Start of Material for the task
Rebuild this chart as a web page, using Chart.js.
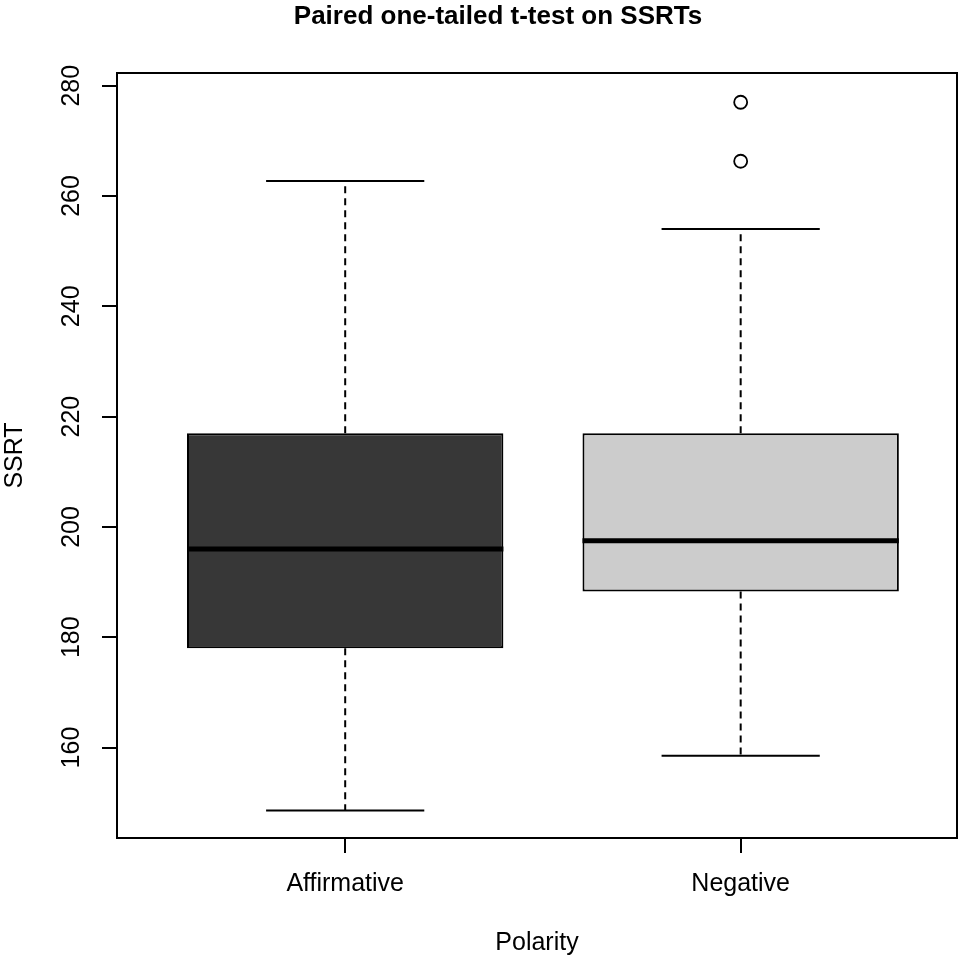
<!DOCTYPE html>
<html>
<head>
<meta charset="utf-8">
<script src="https://cdn.jsdelivr.net/npm/chart.js@4.4.1/dist/chart.umd.min.js"></script>
<style>
html, body { margin: 0; padding: 0; background: #fff; }
canvas { display: block; }
</style>
</head>
<body>
<canvas id="myChart" width="973" height="960"></canvas>
<script>
// box statistics
const categories = ['Affirmative', 'Negative'];
const whiskerLow = [148.6, 158.5];
const lowerQuartile = [178.0, 188.3];
const medians = [196.0, 197.5];
const upperQuartile = [217.0, 217.0];
const whiskerHigh = [262.7, 254.0];
const outliers = [[], [266.3, 277.0]];
const yTicks = [160, 180, 200, 220, 240, 260, 280];
const boxColors = ['#373737', '#cccccc'];

const FONT = "'Liberation Sans', Arial, Helvetica, sans-serif";
const boxHalf = 0.4, capHalf = 0.2;

// boxes sit at 1..n like R's boxplot
var boxes = [], stems = [], caps = [], meds = [], outs = [];
categories.forEach(function (c, i) {
     var x = i + 1;
     boxes.push({ x: x, y: [lowerQuartile[i], upperQuartile[i]] });
     stems.push({ x: x, y: upperQuartile[i] }, { x: x, y: whiskerHigh[i] }, { x: x, y: null },
          { x: x, y: lowerQuartile[i] }, { x: x, y: whiskerLow[i] }, { x: x, y: null });
     caps.push({ x: x - capHalf, y: whiskerHigh[i] }, { x: x + capHalf, y: whiskerHigh[i] }, { x: x, y: null },
          { x: x - capHalf, y: whiskerLow[i] }, { x: x + capHalf, y: whiskerLow[i] }, { x: x, y: null });
     meds.push({ x: x - boxHalf, y: medians[i] }, { x: x + boxHalf, y: medians[i] }, { x: x, y: null });
     outliers[i].forEach(function (v) { outs.push({ x: x, y: v }); });
});

const framePlugin = {
     id: 'frame',
     afterDatasetsDraw(chart) {
          const a = chart.chartArea, ctx = chart.ctx;
          ctx.save();
          ctx.strokeStyle = '#000';
          ctx.lineWidth = 2;
          ctx.strokeRect(a.left, a.top, a.right - a.left, a.bottom - a.top);
          ctx.restore();
     }
};

const titlePlugin = {
     id: 'rtitle',
     afterDraw(chart) {
          const ctx = chart.ctx;
          ctx.save();
          ctx.font = 'bold 26px ' + FONT;
          ctx.fillStyle = '#000';
          ctx.textAlign = 'center';
          ctx.textBaseline = 'alphabetic';
          ctx.fillText('Paired one-tailed t-test on SSRTs', 498, 23.5);
          ctx.restore();
     }
};

new Chart('myChart', {
     type: 'bar',
     data: {
          datasets: [
               {
                    type: 'line', data: outs, showLine: false, order: 0,
                    pointRadius: 6.5, pointBorderWidth: 1.8,
                    pointBackgroundColor: '#fff', pointBorderColor: '#000'
               },
               {
                    type: 'line', data: meds, order: 1, borderColor: '#000',
                    borderWidth: 5, pointRadius: 0, borderCapStyle: 'butt'
               },
               {
                    type: 'line', data: caps, order: 2, borderColor: '#000',
                    borderWidth: 2, pointRadius: 0
               },
               {
                    type: 'line', data: stems, order: 3, borderColor: '#000',
                    borderWidth: 2, pointRadius: 0, borderDash: [7, 5]
               },
               {
                    type: 'bar', data: boxes, order: 5,
                    backgroundColor: boxColors, borderColor: '#000',
                    borderWidth: 2, borderSkipped: false,
                    categoryPercentage: 0.8, barPercentage: 1.0
               }
          ]
     },
     options: {
          responsive: false,
          animation: false,
          events: [],
          layout: { padding: { top: 73, right: 16, left: 0, bottom: 0 } },
          plugins: { legend: { display: false }, tooltip: { enabled: false }, title: { display: false } },
          scales: {
               x: {
                    type: 'linear', min: 0.423, max: 2.547, offset: false,
                    afterBuildTicks: function (scale) {
                         scale.ticks = categories.map(function (c, i) { return { value: i + 1 }; });
                    },
                    afterFit: function (scale) { scale.height = 122; },
                    ticks: {
                         callback: function (v, i) { return categories[i]; },
                         font: { family: FONT, size: 25 }, color: '#000',
                         padding: 16, maxRotation: 0, autoSkip: false
                    },
                    grid: { offset: false, drawOnChartArea: false, drawTicks: true, tickLength: 15, color: '#000', lineWidth: 2 },
                    border: { display: false },
                    title: { display: true, text: 'Polarity', color: '#000', font: { family: FONT, size: 25 }, padding: { top: 0, bottom: 1.5 } }
               },
               y: {
                    type: 'linear', min: 143.6, max: 282.3,
                    afterBuildTicks: function (scale) {
                         scale.ticks = yTicks.map(function (v) { return { value: v }; });
                    },
                    afterFit: function (scale) { scale.width = 117; },
                    ticks: {
                         font: { family: FONT, size: 25 }, color: '#000',
                         minRotation: 90, maxRotation: 90, crossAlign: 'center', padding: 9
                    },
                    grid: { drawOnChartArea: false, drawTicks: true, tickLength: 15, color: '#000', lineWidth: 2 },
                    border: { display: false },
                    title: { display: true, text: 'SSRT', color: '#000', font: { family: FONT, size: 25 }, padding: { top: 0, bottom: 0 } }
               }
          }
     },
     plugins: [framePlugin, titlePlugin]
});
</script>
</body>
</html>
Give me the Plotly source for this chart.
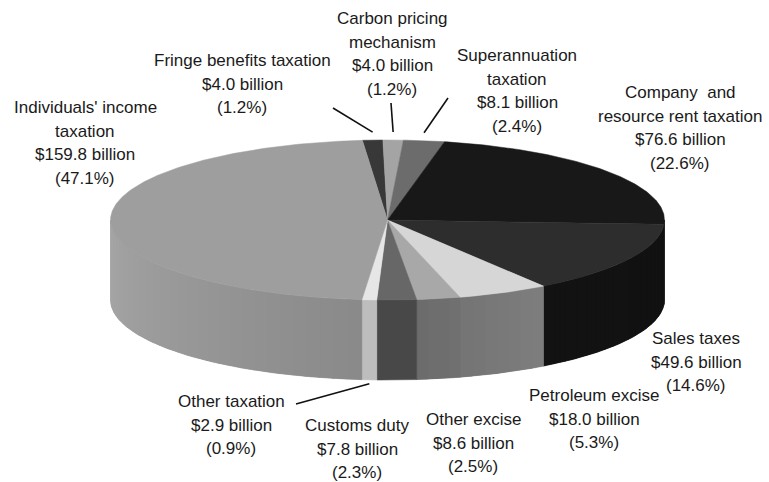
import numpy as np
import plotly.graph_objects as go

# Revenue sources, clockwise from the top of the pie
categories = [
    "Fringe benefits taxation",
    "Carbon pricing mechanism",
    "Superannuation taxation",
    "Company and resource rent taxation",
    "Sales taxes",
    "Petroleum excise",
    "Other excise",
    "Customs duty",
    "Other taxation",
    "Individuals' income taxation",
]
values_bn = [4.0, 4.0, 8.1, 76.6, 49.6, 18.0, 8.6, 7.8, 2.9, 159.8]
shares_pct = [1.2, 1.2, 2.4, 22.6, 14.6, 5.3, 2.5, 2.3, 0.9, 47.1]
label_names = [
    ["Fringe benefits taxation"],
    ["Carbon pricing", "mechanism"],
    ["Superannuation", "taxation"],
    ["Company  and", "resource rent taxation"],
    ["Sales taxes"],
    ["Petroleum excise"],
    ["Other excise"],
    ["Customs duty"],
    ["Other taxation"],
    ["Individuals' income", "taxation"],
]

# Greyscale styling: top face colour, and side colour at (start, end) of the visible wall
top_colors = ["#383838", "#a4a4a4", "#6c6c6c", "#181818", "#2d2d2d",
              "#d6d6d6", "#a8a8a8", "#676767", "#e6e6e6", "#9e9e9e"]
side_colors = [("#2a2a2a", "#2a2a2a"), ("#8a8a8a", "#8a8a8a"), ("#555555", "#555555"),
               ("#141414", "#141414"), ("#111111", "#121212"), ("#7e7e7e", "#747474"),
               ("#707070", "#6c6c6c"), ("#484848", "#484848"), ("#bdbdbd", "#bdbdbd"),
               ("#8a8a8a", "#a6a6a6")]

# Label block centres and leader lines (None = no leader)
label_pos = [(242, 84), (392, 54), (517, 91), (680, 128), (696, 362),
             (594, 419), (473, 443), (357, 449), (231, 425), (85, 143)]
leader_ends = [(333, 108), (391, 103), (448, 98), None, None,
               None, None, None, (296, 404), None]

# Pie geometry (pixel space)
W, H = 769, 482
cx, cy, rx, ry, depth = 387.5, 220.0, 277.0, 80.0, 80.0
start_angle = -5.2  # degrees, clockwise from 12 o'clock

total = sum(values_bn)
spans = [v / total * 360.0 for v in values_bn]
bounds = np.concatenate([[start_angle], start_angle + np.cumsum(spans)])


def rim(theta_deg, dy=0.0):
    t = np.radians(theta_deg)
    return cx + rx * np.sin(t), cy - ry * np.cos(t) + dy


def mix(c1, c2, f):
    a = [int(c1[i:i + 2], 16) for i in (1, 3, 5)]
    b = [int(c2[i:i + 2], 16) for i in (1, 3, 5)]
    m = [round(a[k] + (b[k] - a[k]) * f) for k in range(3)]
    return "#%02x%02x%02x" % tuple(m)


def wall(t0, t1, n=8):
    th = np.linspace(t0, t1, n)
    xt, yt = rim(th)
    xb, yb = rim(th[::-1], depth)
    return np.concatenate([xt, xb, xt[:1]]), np.concatenate([yt, yb, yt[:1]])


fig = go.Figure()

# Outer wall: only the front half (90..270 deg) is visible
for i in range(len(values_bn)):
    a, b = bounds[i], bounds[i + 1]
    lo, hi = max(a, 90.0), min(b, 270.0)
    if hi <= lo:
        continue
    # solid base for the whole wall section
    xw, yw = wall(lo, hi, max(6, int(hi - lo) * 2))
    base = mix(side_colors[i][0], side_colors[i][1], 0.5)
    fig.add_trace(go.Scatter(x=xw, y=yw, mode="lines", fill="toself", fillcolor=base,
                             line=dict(color=base, width=0.6),
                             hoverinfo="skip", showlegend=False))
    if side_colors[i][0] == side_colors[i][1]:
        continue
    # shading bands across the wall
    n_strips = max(1, int(np.ceil((hi - lo) / 3.0)))
    edges = np.linspace(lo, hi, n_strips + 1)
    for k in range(n_strips):
        t0, t1 = edges[k], min(edges[k + 1] + 0.4, hi)
        f = ((edges[k] + edges[k + 1]) / 2 - lo) / (hi - lo)
        col = mix(side_colors[i][0], side_colors[i][1], f)
        xs, ys = wall(t0, t1, 6)
        fig.add_trace(go.Scatter(x=xs, y=ys, mode="lines", fill="toself", fillcolor=col,
                                 line=dict(width=0), hoverinfo="skip", showlegend=False))

# Top faces
for i in range(len(values_bn)):
    th = np.linspace(bounds[i], bounds[i + 1], max(4, int(spans[i] * 2)))
    xs, ys = rim(th)
    fig.add_trace(go.Scatter(
        x=np.concatenate([[cx], xs, [cx]]), y=np.concatenate([[cy], ys, [cy]]),
        mode="lines", fill="toself", fillcolor=top_colors[i],
        line=dict(color=top_colors[i], width=0.5),
        name=categories[i], hoverinfo="name", showlegend=False))

# Leader lines from slice midpoints to labels
for i, end in enumerate(leader_ends):
    if end is None:
        continue
    mid = (bounds[i] + bounds[i + 1]) / 2
    if np.cos(np.radians(mid)) > 0:
        px, py = rim(mid, -8)
    else:
        px, py = rim(mid, depth + 4)
    fig.add_trace(go.Scatter(x=[end[0], px], y=[end[1], py], mode="lines",
                             line=dict(color="#111111", width=1.6),
                             hoverinfo="skip", showlegend=False))

# Labels: name lines, value and share
annotations = []
for i in range(len(values_bn)):
    lines = label_names[i] + [f"${values_bn[i]:.1f} billion", f"({shares_pct[i]:.1f}%)"]
    x0, yc = label_pos[i]
    n = len(lines)
    for j, txt in enumerate(lines):
        annotations.append(dict(
            x=x0, y=yc + (j - (n - 1) / 2) * 23.8, text=txt, showarrow=False,
            xanchor="center", yanchor="middle",
            font=dict(family="Liberation Sans, Arial, sans-serif", size=17, color="#1a1a1a")))

fig.update_layout(
    width=W, height=H, margin=dict(l=0, r=0, t=0, b=0),
    paper_bgcolor="white", plot_bgcolor="white",
    xaxis=dict(range=[0, W], visible=False, fixedrange=True),
    yaxis=dict(range=[H, 0], visible=False, fixedrange=True),
    annotations=annotations, showlegend=False,
)

fig.write_html("out.html")
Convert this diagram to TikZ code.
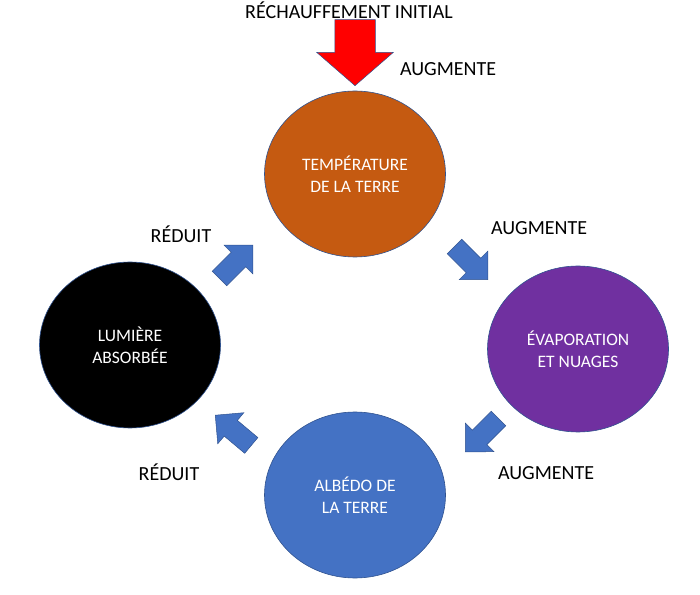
End of Material for the task
In the listing above, find the line with "Give me the Plotly source for this chart." and the line with "import plotly.graph_objects as go". Copy exactly those lines and all between them, minus the images.

• _Answer in full_
Give me the Plotly source for this chart.
import numpy as np
import plotly.graph_objects as go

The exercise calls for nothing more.